For CentOS 6.6 PV and Windows 7, I only tested migration from XS 6.5 to XS 7.5 and then from XS 7.5 to XS 7.6.
It does not matter whether the VM is migrated from or to local storage or shared storage. What matters is that the VDI has to be migrated, which was the case in all my tests since those were cross-pool migrations.
So in short, the bug is triggered with Xen Storage Motion while moving to a XCP-ng (or XS) 7.6 host, for some HVM guest, correct? (regardless cross or intra pool?)
Yes, though intra pool will require a modified XAPI because otherwise it won't allow you to migrate with Xen Storage Motion during a pool upgrade (#90).
And "Some HVM guests" seem to be all linux HVM guests for now, and possibilty some others.
XS has reported the reason for the issue and a workaround;
Until this is fixed, to work around this either install the VM from one of the other HVM Linux templates (e.g. CentOS 7) or if the VM already exists, set the device id (xe vm-param-set uuid=... platform:device_id=0001) and reboot the VM before migrating it to XS 7.6.
Am not happy with that part:
reboot the VM before migrating
Some people have also said that the issue affects them even with platform:device_id=0001
set.
Indeed, most of our systems are created with "other media" and platform device ID is not set.
Digging that platform device ID
yields https://xenbits.xen.org/docs/4.6-testing/misc/pci-device-reservations.txt which indicates it is a PCI mechanism that has been around for a while. My question is, why is this affecting us now?
@oallart were your own VMs installed with the "Other install media" template?
@stormi absolutely, and all centos 7.x in my tests.
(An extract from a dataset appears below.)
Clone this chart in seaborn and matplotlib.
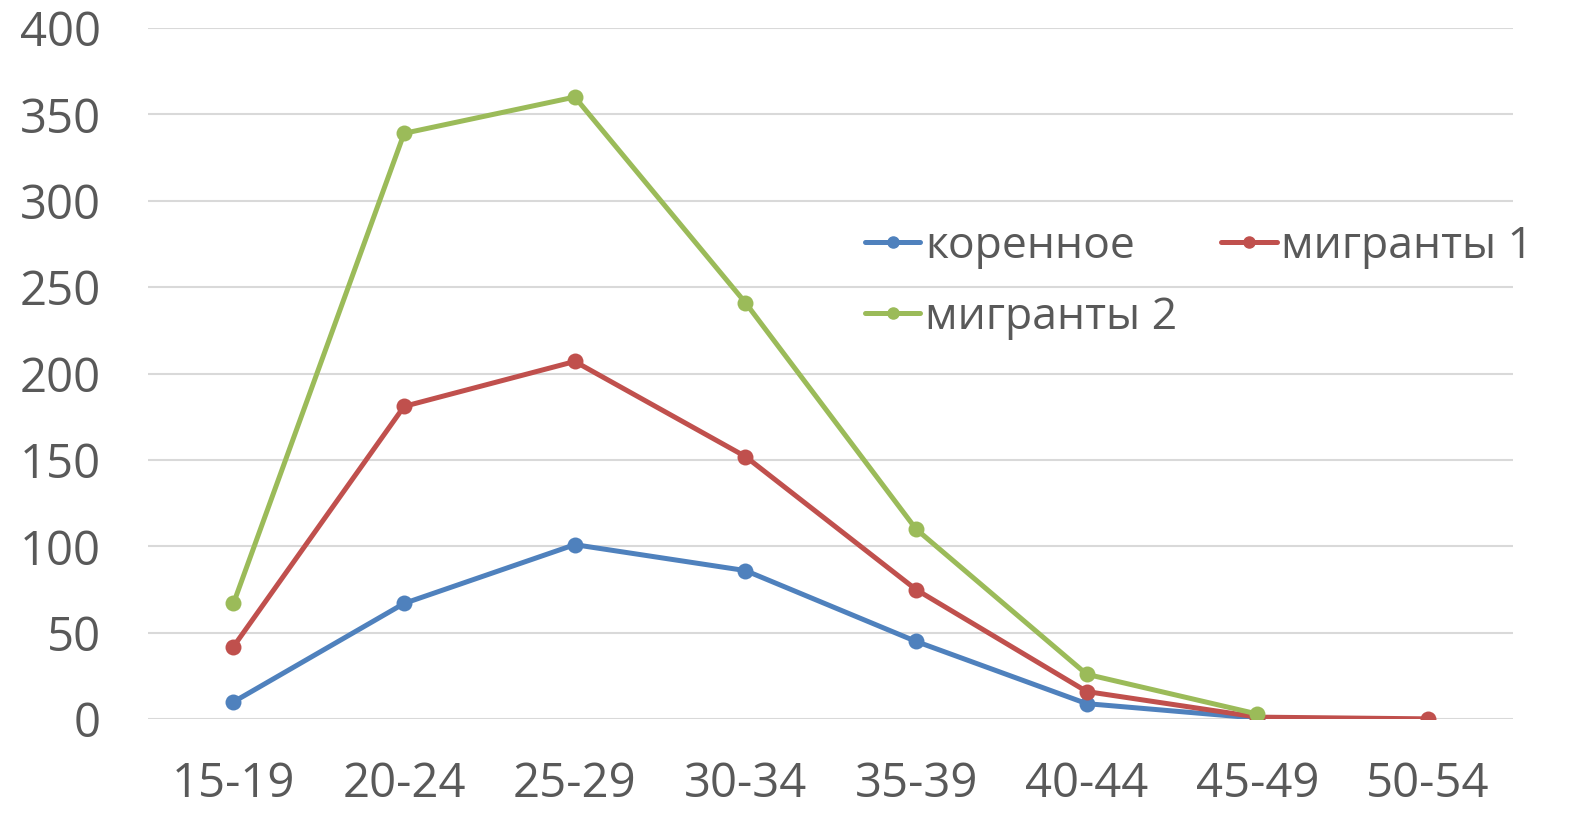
import pandas as pd
import matplotlib.pyplot as plt
import seaborn as sns

age_groups = ['15-19', '20-24', '25-29', '30-34', '35-39', '40-44', '45-49', '50-54']
native = [10, 67, 101, 86, 45, 9, 0.6, None]
migrants_1 = [42, 181, 207, 152, 75, 16, 1.2, 0.2]
migrants_2 = [67, 339, 360, 241, 110, 26, 3, None]

series_names = ['коренное', 'мигранты 1', 'мигранты 2']
colors = ['#4F81BD', '#C0504D', '#9BBB59']


def main():
    rows = []
    for name, vals in zip(series_names, [native, migrants_1, migrants_2]):
        for i, v in enumerate(vals):
            if v is not None:
                rows.append({'age': i, 'value': v, 'series': name})
    df = pd.DataFrame(rows)

    sns.set_theme(style="white")
    plt.rcParams['font.family'] = ['Open Sans', 'DejaVu Sans']

    fig = plt.figure(figsize=(15.93, 8.21), dpi=100)
    ax = fig.add_axes([0.093, 0.124, 0.857, 0.842])

    sns.lineplot(data=df, x='age', y='value', hue='series', hue_order=series_names,
                 palette=colors, marker='o', markersize=11.5, markeredgewidth=0,
                 linewidth=3.6, ax=ax, legend=False, zorder=3)

    ax.set_xlim(-0.5, 7.5)
    ax.set_ylim(0, 400)
    ax.set_yticks(range(0, 401, 50))
    ax.set_xticks(range(len(age_groups)))
    ax.set_xticklabels(age_groups)
    ax.yaxis.grid(True, color='#D9D9D9', linewidth=1.5, zorder=0)
    ax.set_axisbelow(True)
    for s in ax.spines.values():
        s.set_visible(False)
    ax.tick_params(axis='both', length=0, labelsize=34, labelcolor='#595959')
    ax.tick_params(axis='y', pad=34)
    ax.tick_params(axis='x', pad=30)
    ax.set_xlabel('')
    ax.set_ylabel('')

    # legend filled row by row: коренное, мигранты 1 / мигранты 2
    order = [0, 2, 1]
    handles = [plt.Line2D([], [], color=colors[i], marker='o', markersize=8, linewidth=3.6)
               for i in order]
    labels = [series_names[i] for i in order]
    ax.legend(handles, labels, ncol=2, frameon=False, fontsize=32,
              labelcolor='#595959', loc='upper left', bbox_to_anchor=(0.525, 0.716),
              borderaxespad=0, borderpad=0,
              handlelength=1.25, handletextpad=0.1, columnspacing=1.0,
              labelspacing=0.6)

    fig.savefig('out.png', dpi=100)


if __name__ == "__main__":
    main()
We typically pxe boot our VMs to start with.
It will be fixed in the next releases of XenServer and XCP-ng.
The patch seems to be https://github.com/xapi-project/xenopsd/commit/67e12a1d0d8f141285dfe208fc5d5ca67b6ce6fa
I have built a a version with a backport of the patch that should fix this issue for XCP-ng 7.6. I'm not sure I will push it to everyone after the tests, but at least it's available to anyone who finds this bug report, and I'm nevertheless highly interested in testing results from anyone who would still have a setup allowing to test it.
Testing an update candidate means basically:
xe-toolstack-restart
should be enough.The patch fixes the live migration from older releases of XS or XCP-ng towards XCP-ng 7.6, for VMs that don't have platform:device_id
set, that is mostly VMs created with the "other installation media" template.
To install it:
yum update xenopsd xenopsd-xc xenopsd-xenlight --enablerepo='xcp-ng-updates_testing'
To reinstall the previous version:
yum downgrade xenopsd xenopsd-xc xenopsd-xenlight
Tested this using a VM based on template "Debian Wheezy 7.0 (64-bit)" without device_id
set.
A clone of that VM could be migrated to XCP-ng 7.6 with the patch installed on the pool master. Migrating another clone to XCP-ng without the patch on the pool master results in a stuck VM, so it works!
Thanks!
Yay!!
A point of vigilance regarding this update (and the upcoming XCP-ng 8.0 that includes a similar fix by default): might make the first in-pool (homogeneous pool) migration of a VM without device_id set fail?
Note: still interested in feedback from the community (having migration issues is not a requirement for testing the update. Installing it and continuing with normal operations is also a way to test that there is no regression). I'll not consider pushing it to everyone unless there is enough testing that I can rely on.
After finding the time to test it myself, I finally pushed the update. We could have been released months sooner if at least one more person from the community would have found the time to test, but I guess we're all busy people :)
I have withdrawn the update. It does work and fix the issue, but it causes a bug during the pool upgrade (unless one updates all hosts and restarts the toolstack before migrating the VMs prior to any reboot)
Situation:
Any OS (tested with multiple, centos 7.6 for reference) running in a VM on a pre 7.6 xcpng server using local storage, works fine. When live migrating the running VM to a newer xcp-ng 7.6, everything seems to work as usual but the VM is dead on arrival. No console (white screen) but VM is marked as running. Migration done in xcp-ng center.
More detail:
It looks like something has changed in 7.6. We haven't found any literature on the issue so far, or any similar issue. For the time being we have been forced to revert to 7.5.0-2. Happy to provide more detail on request.